First, a bit of context. In 1998, the Howard Government commissioned research into Australian racism. This was during the height of Pauline Hanson’s influence, and amidst the national hysteria around Asian immigration.
One of the findings was a widespread desire for “community harmony”, anger at those who didn’t or wouldn’t “fit in”, and a fierce attachment to “commitment to Australia” as a core value. “Diversity” and “tolerance” didn’t rate, while nearly 60 per cent of Australians were described as strongly or moderately racist in their views.
While the report was suppressed (but finally released under Freedom of Information in October 2011), the information was available to the government and its strategists.
How to secure the support of all these racists, too many of whom had deserted the Coalition in the early months of 2001? Three key ideas sprouted in that spring and found a fertile soil, nourished by the humus generated by the media’s search for heat rather than light.
Idea 1: Australia is Not Australia
August 2001 - The Tampa provided two key opportunities to change our ideas about ourselves. While the Tampa was only brought in to rescue the 438 otherwise doomed passengers on the Palapa 1 after the Government couldn’t get the Indonesians to accept the boat (“turn back the boats” indeed), the moment was monumentally opportune.
With the “rescue” and the turn-back of the ship from Christmas Island, the Government moved to excise Christmas Island from Australia’s migration zone. This piece of geo-political necromancy embedded a new concept – that there were two Australias: one where people had rights, and one where they didn’t. That cleavage allowed another division to become embedded, unquestioningly conveyed by the media: people who had the full range of human rights and people who didn’t, and shouldn’t.
Idea 2: War on Terror
September 2001 - The Twin Towers/Pentagon attacks in the USA became the media event of the year, and also the decade. Everyone from Al Jazeera to the Peoples’ Daily rated it the top story of the year.

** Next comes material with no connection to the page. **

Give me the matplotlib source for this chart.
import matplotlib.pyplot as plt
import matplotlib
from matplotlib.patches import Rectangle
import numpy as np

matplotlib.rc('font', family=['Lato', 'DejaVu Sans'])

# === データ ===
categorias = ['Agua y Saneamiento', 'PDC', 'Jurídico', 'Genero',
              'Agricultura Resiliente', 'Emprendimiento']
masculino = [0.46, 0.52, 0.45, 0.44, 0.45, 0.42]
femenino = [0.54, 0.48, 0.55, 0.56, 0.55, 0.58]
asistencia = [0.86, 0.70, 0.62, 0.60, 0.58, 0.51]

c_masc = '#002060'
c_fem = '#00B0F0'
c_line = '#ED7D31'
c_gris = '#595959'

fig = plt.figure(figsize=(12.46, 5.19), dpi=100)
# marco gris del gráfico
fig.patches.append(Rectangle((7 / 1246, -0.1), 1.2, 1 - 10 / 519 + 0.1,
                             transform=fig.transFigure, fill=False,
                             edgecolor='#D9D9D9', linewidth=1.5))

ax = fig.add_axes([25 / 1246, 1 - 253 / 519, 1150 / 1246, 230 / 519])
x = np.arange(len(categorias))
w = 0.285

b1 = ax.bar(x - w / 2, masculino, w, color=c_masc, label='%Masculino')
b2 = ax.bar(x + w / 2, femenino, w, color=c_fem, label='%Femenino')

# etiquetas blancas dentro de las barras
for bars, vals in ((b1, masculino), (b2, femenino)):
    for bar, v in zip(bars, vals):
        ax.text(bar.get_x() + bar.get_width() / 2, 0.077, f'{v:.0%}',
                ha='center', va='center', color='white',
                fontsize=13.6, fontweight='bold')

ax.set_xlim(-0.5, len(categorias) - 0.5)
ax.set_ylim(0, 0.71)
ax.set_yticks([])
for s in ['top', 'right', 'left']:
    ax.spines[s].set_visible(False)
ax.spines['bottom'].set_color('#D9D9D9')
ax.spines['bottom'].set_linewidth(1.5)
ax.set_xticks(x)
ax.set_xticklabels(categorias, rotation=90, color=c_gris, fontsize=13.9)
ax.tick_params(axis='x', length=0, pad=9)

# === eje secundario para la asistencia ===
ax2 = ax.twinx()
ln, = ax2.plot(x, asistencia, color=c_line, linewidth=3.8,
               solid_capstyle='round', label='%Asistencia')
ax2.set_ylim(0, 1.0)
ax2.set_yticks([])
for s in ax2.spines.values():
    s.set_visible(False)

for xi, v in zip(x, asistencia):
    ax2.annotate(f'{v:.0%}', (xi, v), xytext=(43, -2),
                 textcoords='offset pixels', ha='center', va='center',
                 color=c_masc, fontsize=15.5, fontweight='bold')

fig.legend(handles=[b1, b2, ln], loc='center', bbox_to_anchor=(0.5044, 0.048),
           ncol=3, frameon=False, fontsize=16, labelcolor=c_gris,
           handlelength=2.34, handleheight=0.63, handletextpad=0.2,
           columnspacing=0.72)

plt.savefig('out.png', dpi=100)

The idea it created was something else: there was to be a War on Terror, a Crusade led by The Man. In a blink, a world at peace became a world at war. The slowly dissolving euphoria that had greeted the end of the Cold War was now submerged in a sea of roiling hatreds and passions.
Idea 3: Children Overboard
October 2001 - Who could be more of a challenge to the core values of Australia than people who would use their children to blackmail honest Australians into letting them arrive “illegally”? It soon became clear that the images depicting asylum seekers throwing their children overboard were incorrectly framed and the explanations by the Government were concocted to fit the concerns it was already raising about Australia’s vulnerability.

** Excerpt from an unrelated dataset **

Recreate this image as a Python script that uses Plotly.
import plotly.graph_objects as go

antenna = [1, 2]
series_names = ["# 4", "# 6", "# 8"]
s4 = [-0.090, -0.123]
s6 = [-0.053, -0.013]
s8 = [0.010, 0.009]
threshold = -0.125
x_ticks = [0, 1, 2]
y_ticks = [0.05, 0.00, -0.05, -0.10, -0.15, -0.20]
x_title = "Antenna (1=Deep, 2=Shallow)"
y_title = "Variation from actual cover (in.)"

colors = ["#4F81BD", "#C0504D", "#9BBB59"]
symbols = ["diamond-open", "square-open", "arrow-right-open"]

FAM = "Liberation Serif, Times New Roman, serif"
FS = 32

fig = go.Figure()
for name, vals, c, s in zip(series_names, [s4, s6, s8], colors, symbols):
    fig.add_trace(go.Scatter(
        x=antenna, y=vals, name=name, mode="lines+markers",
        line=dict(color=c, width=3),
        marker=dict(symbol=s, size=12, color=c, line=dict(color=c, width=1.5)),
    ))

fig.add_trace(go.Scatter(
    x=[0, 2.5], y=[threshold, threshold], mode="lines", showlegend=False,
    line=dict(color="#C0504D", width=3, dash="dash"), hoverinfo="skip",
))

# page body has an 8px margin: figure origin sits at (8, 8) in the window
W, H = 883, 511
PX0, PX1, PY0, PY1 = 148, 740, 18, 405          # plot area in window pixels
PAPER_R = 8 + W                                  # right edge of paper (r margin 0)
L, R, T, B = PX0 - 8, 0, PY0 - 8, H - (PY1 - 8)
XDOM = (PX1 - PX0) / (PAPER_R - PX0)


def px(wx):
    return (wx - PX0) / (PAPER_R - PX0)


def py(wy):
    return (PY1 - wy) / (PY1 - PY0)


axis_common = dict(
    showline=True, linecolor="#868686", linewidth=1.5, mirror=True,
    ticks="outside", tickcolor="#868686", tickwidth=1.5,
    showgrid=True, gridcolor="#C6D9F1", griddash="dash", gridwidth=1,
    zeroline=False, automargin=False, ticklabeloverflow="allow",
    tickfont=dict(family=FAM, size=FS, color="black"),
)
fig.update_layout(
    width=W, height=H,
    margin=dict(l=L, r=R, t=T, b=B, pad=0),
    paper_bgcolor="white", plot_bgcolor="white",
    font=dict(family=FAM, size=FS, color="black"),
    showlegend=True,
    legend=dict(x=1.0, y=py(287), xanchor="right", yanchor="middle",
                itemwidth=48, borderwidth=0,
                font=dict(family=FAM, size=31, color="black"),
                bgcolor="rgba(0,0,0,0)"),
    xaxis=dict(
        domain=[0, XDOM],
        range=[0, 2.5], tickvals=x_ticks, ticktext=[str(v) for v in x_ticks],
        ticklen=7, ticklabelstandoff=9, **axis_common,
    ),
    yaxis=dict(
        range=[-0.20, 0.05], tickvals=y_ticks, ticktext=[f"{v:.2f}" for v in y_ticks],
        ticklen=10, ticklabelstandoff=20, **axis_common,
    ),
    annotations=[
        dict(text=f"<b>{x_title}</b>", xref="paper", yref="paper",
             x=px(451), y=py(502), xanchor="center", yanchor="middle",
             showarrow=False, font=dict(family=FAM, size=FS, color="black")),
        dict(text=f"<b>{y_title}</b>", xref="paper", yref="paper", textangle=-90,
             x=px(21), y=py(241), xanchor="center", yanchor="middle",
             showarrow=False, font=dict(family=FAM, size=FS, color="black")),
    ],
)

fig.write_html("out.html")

The children overboard story has been pored over for years. The narrative ran first in the Murdoch press (surprise surprise), where it was wrapped in rhetoric worthy of a major seaborne invasion.
So 2001 was a good year for moral panics, and the creation of some key ideas that we cannot shake out of our heads. Did the media create them? Grab hold of them and puff them up? Or just report the reality?

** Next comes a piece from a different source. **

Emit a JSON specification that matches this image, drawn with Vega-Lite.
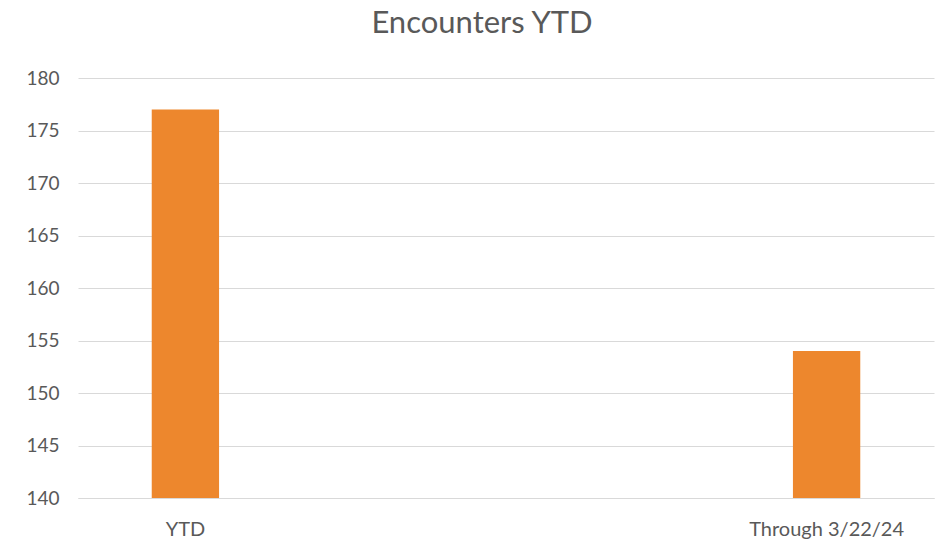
{
  "$schema": "https://vega.github.io/schema/vega-lite/v6.json",
  "autosize": "none",
  "width": 856,
  "height": 420,
  "padding": {"left": 78, "top": 78, "right": 8, "bottom": 45},
  "background": "white",
  "title": {
    "text": "Encounters YTD",
    "font": "Lato",
    "fontSize": 31,
    "fontWeight": "normal",
    "color": "#595959",
    "anchor": "middle",
    "frame": "group",
    "dx": -24,
    "dy": -29,
    "offset": 0
  },
  "data": {
    "values": [
      {"category": "YTD", "encounters": 177},
      {"category": "Through 3/22/24", "encounters": 154}
    ]
  },
  "mark": {"type": "bar", "color": "#ED872D", "clip": true},
  "encoding": {
    "x": {
      "field": "category",
      "type": "nominal",
      "sort": null,
      "title": null,
      "scale": {"paddingInner": 0.895, "paddingOuter": 0.115},
      "axis": {
        "labelAngle": 0,
        "ticks": false,
        "domainColor": "#d9d9d9",
        "domainWidth": 1,
        "labelFont": "Lato",
        "labelFontSize": 20,
        "labelColor": "#595959",
        "labelPadding": 21
      }
    },
    "y": {
      "field": "encounters",
      "type": "quantitative",
      "title": null,
      "scale": {"domain": [140, 180], "zero": false, "nice": false},
      "axis": {
        "values": [140, 145, 150, 155, 160, 165, 170, 175, 180],
        "domain": false,
        "ticks": false,
        "gridColor": "#d9d9d9",
        "gridWidth": 1,
        "labelFont": "Lato",
        "labelFontSize": 19,
        "labelColor": "#595959",
        "labelPadding": 19
      }
    }
  },
  "config": {"view": {"stroke": null}}
}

Andrew Jakubowicz is Professor of Sociology at the University of Technology Sydney and Co-director of the UTS Cosmopolitan Civil Societies Key Research Strength (Research Centre). He is a chair of the NGO Institute for Cultural Diversity. He has published widely in the fields of cultural diversity, social policy, refugees, Jewish cultural studies, media sociology, and new media. The website that he co-ordinates Making Multicultural Australia in the 21st Century is designed for teachers and students interested in cross-curriculum diversity perspectives, and is produced in conjunction with state education and arts bodies around Australia.
About the SBS CQ Forum
In the context of heated national debates about asylum seekers
and
immigration, as well as the (predominantly polarising) commentary that
followed the announcement of this year's federal multiculturalism
policy, it is timely to host a discussion on the media’s role in these
debates and in reflecting Australian diversity.
SBS CQ seeks to feed into this space with intelligent debate, new
perspectives on our media environment. In this forum media
practitioners, academics, politicians, community advocates and
commentators reflect on how media shape and represent our views and
values.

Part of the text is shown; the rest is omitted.